Direction =
Without the pictures, output the lines of the material from the very first through the one that holds "0.013, 0.015, 0.035];".

-------- Source excerpt

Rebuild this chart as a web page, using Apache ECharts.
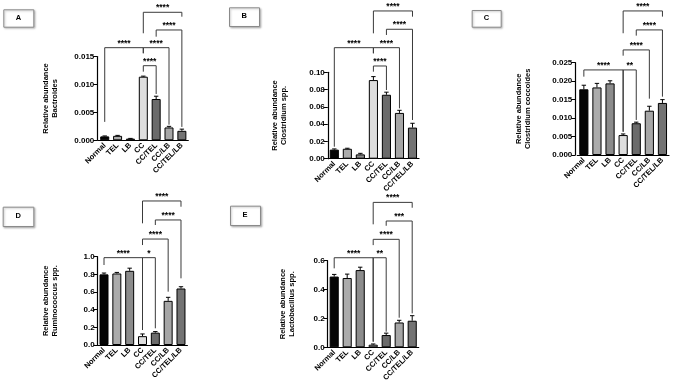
<!DOCTYPE html>
<html>
<head>
<meta charset="utf-8">
<script src="https://cdn.jsdelivr.net/npm/echarts@6/dist/echarts.min.js"></script>
<style>
html,body{margin:0;padding:0;background:#fff;}
#chart{width:685px;height:385px;}
</style>
</head>
<body>
<div id="chart"></div>
<script>
// ---------- data ----------
const categories = ['Normal', 'TEL', 'LB', 'CC', 'CC/TEL', 'CC/LB', 'CC/TEL/LB'];

const valuesA = [0.0007, 0.0008, 0.0003, 0.0114, 0.0074, 0.0023, 0.0017];
const errorsA = [0.00008, 0.00008, 0.00004, 0.0001, 0.0005, 0.0002, 0.0003];
const valuesB = [0.0105, 0.0115, 0.005, 0.091, 0.074, 0.053, 0.036];
const errorsB = [0.0008, 0.0006, 0.0012, 0.004, 0.003, 0.003, 0.005];
const valuesC = [0.0178, 0.0183, 0.0194, 0.0054, 0.0086, 0.0120, 0.0141];
const errorsC = [0.0011, 0.0011, 0.0007, 0.0003, 0.0003, 0.0012, 0.0009];
const valuesD = [0.80, 0.81, 0.84, 0.10, 0.14, 0.50, 0.64];
const errorsD = [0.015, 0.012, 0.03, 0.025, 0.012, 0.04, 0.02];
const valuesE = [0.49, 0.48, 0.535, 0.018, 0.085, 0.172, 0.184];
const errorsE = [0.015, 0.027, 0.02, 0.005, 0.013, 0.015, 0.035];

// significance comparisons: [group i, group j, bracket level, left leg end, right leg end, label]
const bracketsA = [
  [0, 3, 0.0166, 0.0033, 0.0156, '****'],
  [3, 5, 0.0166, 0.0156, 0.0028, '****'],
  [3, 4, 0.01337, 0.0123, 0.0083, '****'],
  [4, 6, 0.01977, 0.01857, 0.0024, '****'],
  [3, 6, 0.02294, 0.01918, 0.02215, '****']
];
const bracketsB = [
  [0, 3, 0.1285, 0.0139, 0.122, '****'],
  [3, 5, 0.1285, 0.122, 0.0583, '****'],
  [3, 4, 0.1073, 0.1007, 0.0795, '****'],
  [4, 6, 0.1498, 0.1432, 0.0448, '****'],
  [3, 6, 0.171, 0.1451, 0.1644, '****']
];
const bracketsC = [
  [0, 3, 0.02304, 0.02122, 0.0063, '****'],
  [3, 4, 0.02304, 0.0063, 0.00949, '**'],
  [3, 5, 0.02846, 0.0269, 0.01526, '****'],
  [4, 6, 0.03388, 0.03233, 0.0158, '****'],
  [3, 6, 0.03902, 0.03298, 0.03748, '****']
];
const bracketsD = [
  [0, 3, 0.989, 0.906, 0.17, '****'],
  [3, 4, 0.989, 0.17, 0.189, '*'],
  [3, 5, 1.2, 1.132, 0.604, '****'],
  [4, 6, 1.416, 1.359, 0.755, '****'],
  [3, 6, 1.631, 1.378, 1.566, '****']
];
const bracketsE = [
  [0, 3, 0.6205, 0.547, 0.039, '****'],
  [3, 4, 0.6205, 0.039, 0.108, '**'],
  [3, 5, 0.748, 0.708, 0.205, '****'],
  [4, 6, 0.875, 0.842, 0.235, '***'],
  [3, 6, 1.004, 0.852, 0.967, '****']
];

const panelLetters = ['A', 'B', 'C', 'D', 'E'];
const taxa = ['Bactroides', 'Clostridium spp.', 'Clostridium coccoides', 'Ruminococcus spp.', 'Lactobacillus spp.'];
const yMax = [0.015, 0.10, 0.025, 1.0, 0.6];
const yStep = [0.005, 0.02, 0.005, 0.2, 0.2];
const yDecimals = [3, 2, 3, 1, 1];

// ---------- styling / layout ----------
const barColors = ['#050505', '#ababab', '#8c8c8c', '#dedede', '#6b6b6b', '#a6a6a6', '#737373'];
const FONT = 'Liberation Sans, Arial, Helvetica, sans-serif';
const panels = [
  {vals: valuesA, errs: errorsA, br: bracketsA, grid: {left: 98.3, top: 56.6, width: 90, height: 83.7}, off: 1, gap: 38,
   box: [3.3, 9.3, 30, 17.4]},
  {vals: valuesB, errs: errorsB, br: bracketsB, grid: {left: 327.8, top: 72.3, width: 91.2, height: 86.4}, off: 0, gap: 39.3,
   box: [229, 7.3, 30, 18.7]},
  {vals: valuesC, errs: errorsC, br: bracketsC, grid: {left: 577.3, top: 62.7, width: 91.7, height: 92.3}, off: 2, gap: 42.4,
   box: [471.7, 10, 29, 16.7]},
  {vals: valuesD, errs: errorsD, br: bracketsD, grid: {left: 97.6, top: 256.7, width: 89.8, height: 88.3}, off: 0, gap: 38,
   box: [2.7, 206.7, 30.6, 19.3]},
  {vals: valuesE, errs: errorsE, br: bracketsE, grid: {left: 327.7, top: 260.7, width: 91, height: 86.6}, off: 0, gap: 31.6,
   box: [230, 205.7, 30, 19.3]}
];

const grids = [], xAxes = [], yAxes = [], series = [], graphics = [];

panels.forEach((p, k) => {
  grids.push(Object.assign({containLabel: false}, p.grid));
  xAxes.push({
    type: 'category', gridIndex: k, data: categories,
    axisLine: {lineStyle: {color: '#000', width: 1.2}},
    axisTick: {alignWithLabel: true, length: 3, lineStyle: {color: '#000', width: 1}},
    axisLabel: {rotate: 45, margin: 4, fontSize: 7.5, fontWeight: 'bold', color: '#000', fontFamily: FONT, interval: 0}
  });
  yAxes.push({
    type: 'value', gridIndex: k, min: 0, max: yMax[k], interval: yStep[k], offset: p.off,
    name: 'Relative abundance\n' + taxa[k], nameLocation: 'middle', nameGap: p.gap,
    nameTextStyle: {fontSize: 7.5, fontWeight: 'bold', color: '#000', fontFamily: FONT, lineHeight: 9},
    axisLine: {show: true, lineStyle: {color: '#000', width: 1.2}},
    axisTick: {show: true, length: 4, lineStyle: {color: '#000', width: 1}},
    splitLine: {show: false},
    axisLabel: {fontSize: 8, fontWeight: 'bold', color: '#000', fontFamily: FONT, margin: 3,
      formatter: v => v.toFixed(yDecimals[k])}
  });
  series.push({
    type: 'bar', xAxisIndex: k, yAxisIndex: k, barWidth: '70%', z: 2,
    data: p.vals.map((v, i) => ({value: v, itemStyle: {color: barColors[i]}})),
    itemStyle: {borderColor: '#000', borderWidth: 1}
  });
  const vals = p.vals, errs = p.errs;
  series.push({
    type: 'custom', xAxisIndex: k, yAxisIndex: k, z: 3, clip: false,
    encode: {x: 0, y: 1},
    data: vals.map((v, i) => [i, v + errs[i]]),
    renderItem: (params, api) => {
      const i = params.dataIndex;
      const base = api.coord([i, vals[i]]);
      const top = api.coord([i, vals[i] + errs[i]]);
      const hw = 2.2;
      return {type: 'group', children: [
        {type: 'line', shape: {x1: base[0], y1: base[1], x2: top[0], y2: top[1]}, style: {stroke: '#000', lineWidth: 1}},
        {type: 'line', shape: {x1: top[0] - hw, y1: top[1], x2: top[0] + hw, y2: top[1]}, style: {stroke: '#000', lineWidth: 1}}
      ]};
    }
  });
  const br = p.br;
  series.push({
    type: 'custom', xAxisIndex: k, yAxisIndex: k, z: 4, clip: false,
    encode: {x: 0, y: 1},
    data: br.map(b => [b[0], b[2]]),
    renderItem: (params, api) => {
      const b = br[params.dataIndex];
      const pl = api.coord([b[0], b[3]]);
      const tl = api.coord([b[0], b[2]]);
      const tr = api.coord([b[1], b[2]]);
      const pr = api.coord([b[1], b[4]]);
      return {type: 'group', children: [
        {type: 'polyline', shape: {points: [pl, tl, tr, pr]}, style: {stroke: '#3a3a3a', lineWidth: 1, fill: null}},
        {type: 'text', x: (tl[0] + tr[0]) / 2, y: tl[1] - 4.5,
         style: {text: b[5], fill: '#000', font: 'bold 8.5px ' + FONT, textAlign: 'center', textVerticalAlign: 'middle'}}
      ]};
    }
  });
  const bx = p.box;
  graphics.push({
    type: 'rect', left: bx[0], top: bx[1], shape: {x: 0, y: 0, width: bx[2], height: bx[3]},
    style: {fill: '#fff', stroke: '#8a8a8a', lineWidth: 1, shadowBlur: 2, shadowColor: 'rgba(0,0,0,0.25)', shadowOffsetX: 1, shadowOffsetY: 1}
  });
  graphics.push({
    type: 'text', left: bx[0] + bx[2] / 2 - 2.5, top: bx[1] + bx[3] / 2 - 4.5,
    style: {text: panelLetters[k], fill: '#000', font: 'bold 7.5px ' + FONT}
  });
});

const chart = echarts.init(document.getElementById('chart'), null, {renderer: 'canvas'});
chart.setOption({
  animation: false,
  backgroundColor: '#fff',
  grid: grids,
  xAxis: xAxes,
  yAxis: yAxes,
  series: series,
  graphic: graphics
});
</script>
</body>
</html>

----------------

Answer in full =
Rebuild this chart as a web page, using Apache ECharts.
<!DOCTYPE html>
<html>
<head>
<meta charset="utf-8">
<script src="https://cdn.jsdelivr.net/npm/echarts@6/dist/echarts.min.js"></script>
<style>
html,body{margin:0;padding:0;background:#fff;}
#chart{width:685px;height:385px;}
</style>
</head>
<body>
<div id="chart"></div>
<script>
// ---------- data ----------
const categories = ['Normal', 'TEL', 'LB', 'CC', 'CC/TEL', 'CC/LB', 'CC/TEL/LB'];

const valuesA = [0.0007, 0.0008, 0.0003, 0.0114, 0.0074, 0.0023, 0.0017];
const errorsA = [0.00008, 0.00008, 0.00004, 0.0001, 0.0005, 0.0002, 0.0003];
const valuesB = [0.0105, 0.0115, 0.005, 0.091, 0.074, 0.053, 0.036];
const errorsB = [0.0008, 0.0006, 0.0012, 0.004, 0.003, 0.003, 0.005];
const valuesC = [0.0178, 0.0183, 0.0194, 0.0054, 0.0086, 0.0120, 0.0141];
const errorsC = [0.0011, 0.0011, 0.0007, 0.0003, 0.0003, 0.0012, 0.0009];
const valuesD = [0.80, 0.81, 0.84, 0.10, 0.14, 0.50, 0.64];
const errorsD = [0.015, 0.012, 0.03, 0.025, 0.012, 0.04, 0.02];
const valuesE = [0.49, 0.48, 0.535, 0.018, 0.085, 0.172, 0.184];
const errorsE = [0.015, 0.027, 0.02, 0.005, 0.013, 0.015, 0.035];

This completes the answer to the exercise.